Job >>
Locate every line below that contains the word "with" and copy it.

Task inputs >>
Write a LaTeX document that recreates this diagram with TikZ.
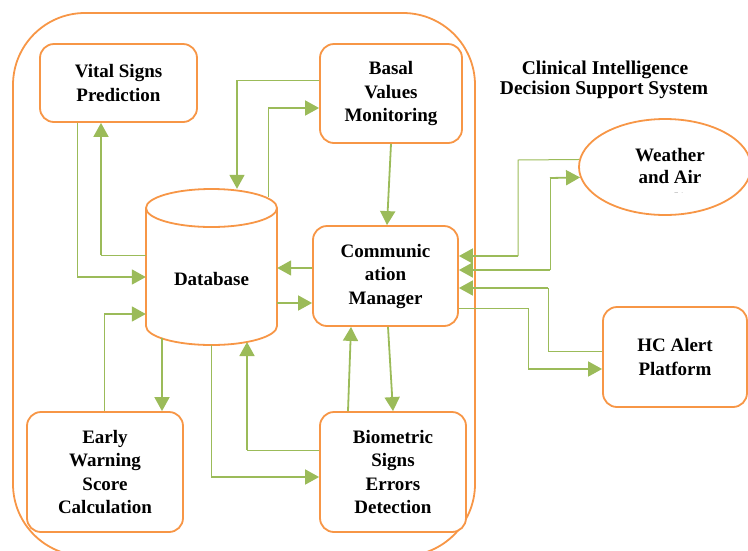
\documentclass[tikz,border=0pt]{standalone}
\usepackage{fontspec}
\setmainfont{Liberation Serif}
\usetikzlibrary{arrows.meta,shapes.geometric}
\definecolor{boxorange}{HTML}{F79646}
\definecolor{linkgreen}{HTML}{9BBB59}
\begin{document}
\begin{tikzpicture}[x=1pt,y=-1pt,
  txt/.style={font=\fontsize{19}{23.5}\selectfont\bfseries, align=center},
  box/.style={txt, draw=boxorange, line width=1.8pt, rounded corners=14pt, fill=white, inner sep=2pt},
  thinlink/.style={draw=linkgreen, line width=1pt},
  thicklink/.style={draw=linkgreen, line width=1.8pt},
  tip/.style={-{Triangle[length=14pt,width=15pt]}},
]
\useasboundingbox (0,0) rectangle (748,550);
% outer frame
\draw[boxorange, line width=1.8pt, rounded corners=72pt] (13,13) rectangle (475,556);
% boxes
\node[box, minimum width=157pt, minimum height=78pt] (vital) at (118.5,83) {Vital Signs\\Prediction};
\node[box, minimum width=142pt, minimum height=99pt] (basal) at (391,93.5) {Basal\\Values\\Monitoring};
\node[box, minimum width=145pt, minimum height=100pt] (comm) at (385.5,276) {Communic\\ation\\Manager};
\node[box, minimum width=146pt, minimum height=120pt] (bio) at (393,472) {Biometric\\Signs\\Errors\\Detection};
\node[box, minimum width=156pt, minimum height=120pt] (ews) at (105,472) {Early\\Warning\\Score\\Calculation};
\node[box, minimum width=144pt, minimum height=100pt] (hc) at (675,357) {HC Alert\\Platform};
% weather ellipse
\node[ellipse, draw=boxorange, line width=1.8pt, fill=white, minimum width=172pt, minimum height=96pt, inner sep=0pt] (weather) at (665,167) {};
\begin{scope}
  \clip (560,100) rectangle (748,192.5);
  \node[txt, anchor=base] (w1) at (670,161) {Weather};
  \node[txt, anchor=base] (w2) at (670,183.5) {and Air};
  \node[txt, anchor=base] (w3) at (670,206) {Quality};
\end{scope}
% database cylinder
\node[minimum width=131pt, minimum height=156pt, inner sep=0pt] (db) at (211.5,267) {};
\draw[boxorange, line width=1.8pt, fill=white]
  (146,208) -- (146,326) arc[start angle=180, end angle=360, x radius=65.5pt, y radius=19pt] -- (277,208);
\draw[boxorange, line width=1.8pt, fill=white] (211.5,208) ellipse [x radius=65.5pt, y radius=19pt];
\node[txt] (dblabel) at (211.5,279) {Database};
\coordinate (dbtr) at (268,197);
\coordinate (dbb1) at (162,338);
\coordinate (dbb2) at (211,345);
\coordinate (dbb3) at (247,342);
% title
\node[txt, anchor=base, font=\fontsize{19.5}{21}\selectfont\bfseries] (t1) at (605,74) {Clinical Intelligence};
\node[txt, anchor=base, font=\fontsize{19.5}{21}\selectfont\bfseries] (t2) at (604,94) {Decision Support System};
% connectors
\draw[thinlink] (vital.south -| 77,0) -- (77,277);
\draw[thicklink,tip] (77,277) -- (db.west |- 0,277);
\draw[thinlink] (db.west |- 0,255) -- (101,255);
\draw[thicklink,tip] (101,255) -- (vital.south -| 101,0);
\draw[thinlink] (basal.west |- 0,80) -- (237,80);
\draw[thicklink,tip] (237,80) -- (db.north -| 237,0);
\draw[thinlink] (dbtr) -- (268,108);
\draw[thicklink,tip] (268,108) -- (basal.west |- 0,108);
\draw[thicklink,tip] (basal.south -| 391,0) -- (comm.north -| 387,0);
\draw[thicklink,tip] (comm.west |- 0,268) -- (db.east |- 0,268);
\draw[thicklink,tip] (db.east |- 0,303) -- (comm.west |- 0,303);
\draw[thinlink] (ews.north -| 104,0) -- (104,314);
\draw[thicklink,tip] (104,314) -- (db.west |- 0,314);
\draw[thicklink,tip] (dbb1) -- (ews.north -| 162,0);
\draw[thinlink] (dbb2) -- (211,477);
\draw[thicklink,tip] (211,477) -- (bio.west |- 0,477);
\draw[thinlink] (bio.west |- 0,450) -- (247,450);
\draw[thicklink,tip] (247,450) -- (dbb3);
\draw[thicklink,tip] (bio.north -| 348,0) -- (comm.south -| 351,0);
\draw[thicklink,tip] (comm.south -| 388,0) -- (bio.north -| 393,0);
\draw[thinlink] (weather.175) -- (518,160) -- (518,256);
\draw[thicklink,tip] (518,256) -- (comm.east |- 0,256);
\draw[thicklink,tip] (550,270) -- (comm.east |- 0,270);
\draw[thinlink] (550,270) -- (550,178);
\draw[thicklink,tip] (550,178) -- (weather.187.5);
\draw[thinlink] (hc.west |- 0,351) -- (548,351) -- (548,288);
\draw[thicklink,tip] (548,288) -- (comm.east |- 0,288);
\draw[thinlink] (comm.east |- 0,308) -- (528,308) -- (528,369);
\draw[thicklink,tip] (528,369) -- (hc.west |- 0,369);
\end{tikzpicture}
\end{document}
==
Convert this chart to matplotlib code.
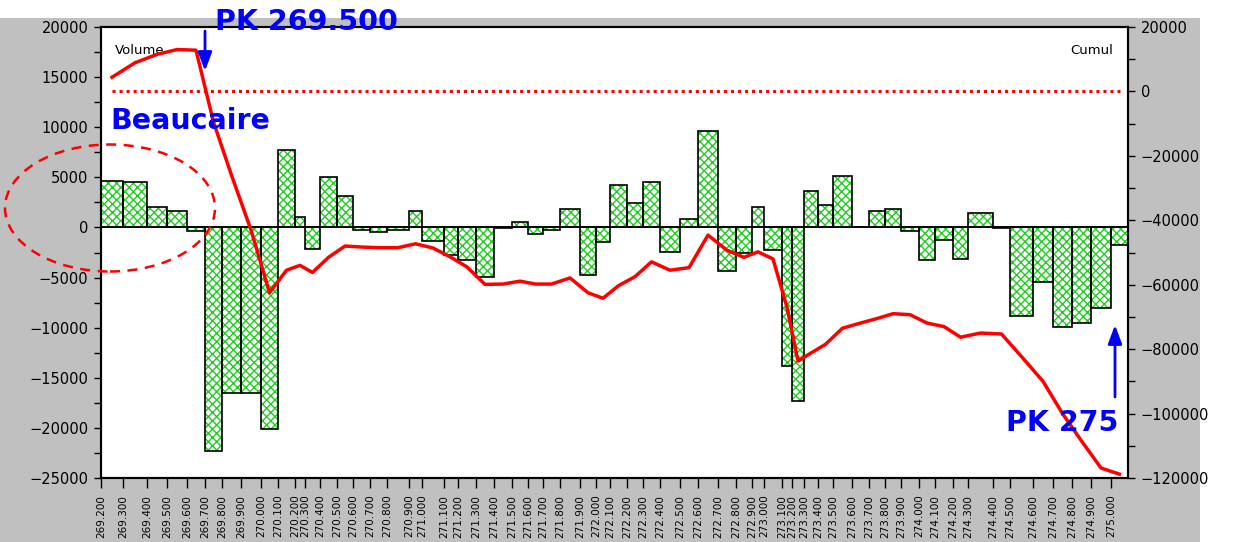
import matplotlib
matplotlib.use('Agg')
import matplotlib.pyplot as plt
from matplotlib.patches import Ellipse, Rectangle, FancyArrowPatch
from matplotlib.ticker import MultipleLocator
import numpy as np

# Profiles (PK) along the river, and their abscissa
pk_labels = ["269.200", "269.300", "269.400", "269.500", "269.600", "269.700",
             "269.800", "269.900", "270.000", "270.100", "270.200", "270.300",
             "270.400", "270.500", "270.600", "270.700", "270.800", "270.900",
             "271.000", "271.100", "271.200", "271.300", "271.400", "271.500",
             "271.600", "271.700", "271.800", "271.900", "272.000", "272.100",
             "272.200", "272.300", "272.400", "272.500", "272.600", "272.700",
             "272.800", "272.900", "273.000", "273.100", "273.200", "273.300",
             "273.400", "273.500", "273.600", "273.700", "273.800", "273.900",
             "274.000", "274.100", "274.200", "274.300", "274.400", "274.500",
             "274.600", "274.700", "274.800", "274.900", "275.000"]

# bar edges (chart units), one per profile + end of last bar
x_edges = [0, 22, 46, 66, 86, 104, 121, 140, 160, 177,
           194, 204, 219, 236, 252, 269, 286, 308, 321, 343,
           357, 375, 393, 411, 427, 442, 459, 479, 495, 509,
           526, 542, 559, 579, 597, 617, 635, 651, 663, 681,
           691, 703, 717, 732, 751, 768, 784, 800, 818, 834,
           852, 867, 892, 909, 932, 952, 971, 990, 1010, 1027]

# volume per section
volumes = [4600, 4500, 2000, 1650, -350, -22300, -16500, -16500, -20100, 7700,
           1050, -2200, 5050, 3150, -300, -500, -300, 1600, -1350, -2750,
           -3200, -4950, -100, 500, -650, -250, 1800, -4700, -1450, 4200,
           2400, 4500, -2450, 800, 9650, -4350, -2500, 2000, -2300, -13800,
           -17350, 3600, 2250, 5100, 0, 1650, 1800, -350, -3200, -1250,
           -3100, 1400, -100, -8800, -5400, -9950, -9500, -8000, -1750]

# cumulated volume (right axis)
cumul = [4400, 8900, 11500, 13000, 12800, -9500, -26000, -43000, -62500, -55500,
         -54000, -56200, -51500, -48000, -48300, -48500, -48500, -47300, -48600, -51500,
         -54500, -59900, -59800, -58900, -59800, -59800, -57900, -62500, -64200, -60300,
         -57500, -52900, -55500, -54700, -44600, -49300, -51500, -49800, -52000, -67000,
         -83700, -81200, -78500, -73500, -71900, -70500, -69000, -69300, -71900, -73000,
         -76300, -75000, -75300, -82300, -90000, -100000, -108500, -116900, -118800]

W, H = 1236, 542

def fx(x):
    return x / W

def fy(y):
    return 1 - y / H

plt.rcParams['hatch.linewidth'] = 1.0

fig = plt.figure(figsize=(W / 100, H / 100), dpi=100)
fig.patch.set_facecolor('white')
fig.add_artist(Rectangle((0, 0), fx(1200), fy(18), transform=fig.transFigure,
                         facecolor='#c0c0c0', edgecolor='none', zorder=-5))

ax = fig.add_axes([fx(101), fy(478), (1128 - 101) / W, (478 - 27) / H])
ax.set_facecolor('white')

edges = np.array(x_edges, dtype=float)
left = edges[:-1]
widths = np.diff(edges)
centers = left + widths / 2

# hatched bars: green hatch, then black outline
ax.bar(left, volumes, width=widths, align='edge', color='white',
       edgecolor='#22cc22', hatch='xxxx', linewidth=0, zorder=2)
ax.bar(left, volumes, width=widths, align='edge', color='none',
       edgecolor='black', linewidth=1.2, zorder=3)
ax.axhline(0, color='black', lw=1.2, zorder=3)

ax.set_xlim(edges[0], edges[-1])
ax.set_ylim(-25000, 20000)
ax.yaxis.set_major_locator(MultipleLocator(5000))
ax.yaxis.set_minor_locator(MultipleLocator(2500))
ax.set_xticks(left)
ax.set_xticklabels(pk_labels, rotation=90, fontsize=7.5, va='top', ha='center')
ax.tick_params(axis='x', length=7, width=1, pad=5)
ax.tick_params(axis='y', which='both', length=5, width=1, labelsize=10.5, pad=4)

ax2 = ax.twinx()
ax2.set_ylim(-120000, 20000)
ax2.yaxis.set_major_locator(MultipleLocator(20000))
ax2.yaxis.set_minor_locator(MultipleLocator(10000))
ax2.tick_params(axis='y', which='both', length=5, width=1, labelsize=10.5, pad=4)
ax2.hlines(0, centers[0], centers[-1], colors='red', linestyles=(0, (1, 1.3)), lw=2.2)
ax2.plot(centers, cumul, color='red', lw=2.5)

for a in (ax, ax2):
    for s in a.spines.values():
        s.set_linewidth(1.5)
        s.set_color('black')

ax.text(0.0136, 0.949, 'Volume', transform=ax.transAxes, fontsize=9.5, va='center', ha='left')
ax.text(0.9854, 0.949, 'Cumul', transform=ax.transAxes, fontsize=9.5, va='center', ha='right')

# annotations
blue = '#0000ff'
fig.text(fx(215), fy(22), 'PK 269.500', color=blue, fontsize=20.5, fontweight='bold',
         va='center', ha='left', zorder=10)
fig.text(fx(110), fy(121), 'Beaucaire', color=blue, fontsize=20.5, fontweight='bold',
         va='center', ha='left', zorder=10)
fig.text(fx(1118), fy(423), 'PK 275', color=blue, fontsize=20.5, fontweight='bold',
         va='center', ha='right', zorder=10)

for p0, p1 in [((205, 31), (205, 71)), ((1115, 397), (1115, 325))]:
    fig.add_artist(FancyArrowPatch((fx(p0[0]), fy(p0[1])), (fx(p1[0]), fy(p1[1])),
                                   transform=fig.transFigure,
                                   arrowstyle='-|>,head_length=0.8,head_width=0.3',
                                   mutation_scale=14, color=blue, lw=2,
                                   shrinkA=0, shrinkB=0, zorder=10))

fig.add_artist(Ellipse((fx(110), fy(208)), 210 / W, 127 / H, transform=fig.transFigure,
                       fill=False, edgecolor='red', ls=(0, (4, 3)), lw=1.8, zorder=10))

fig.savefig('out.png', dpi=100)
...
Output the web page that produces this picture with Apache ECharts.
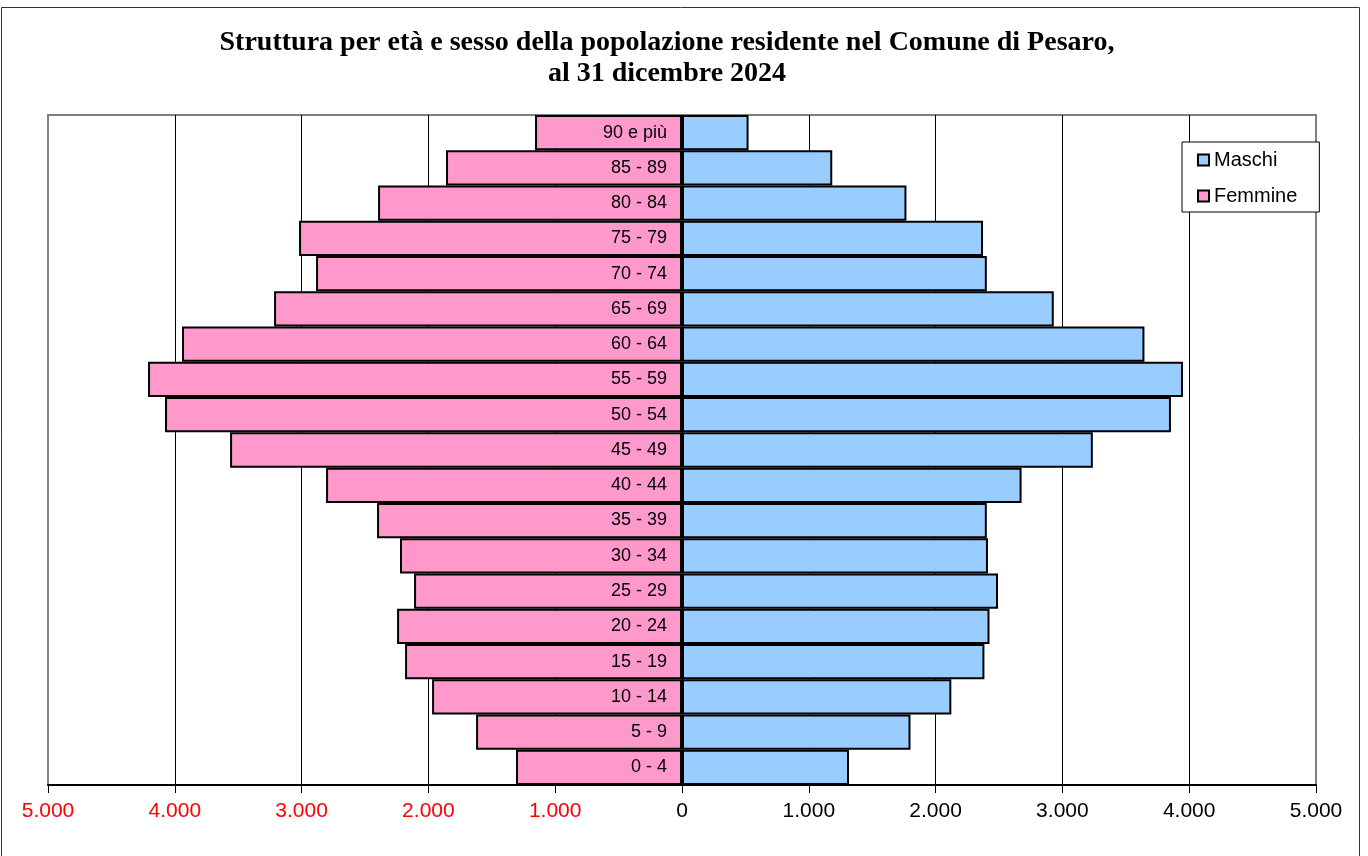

Answer in full >>
Write a LaTeX document that recreates this diagram with TikZ.
Output the web page that produces this picture with Apache ECharts.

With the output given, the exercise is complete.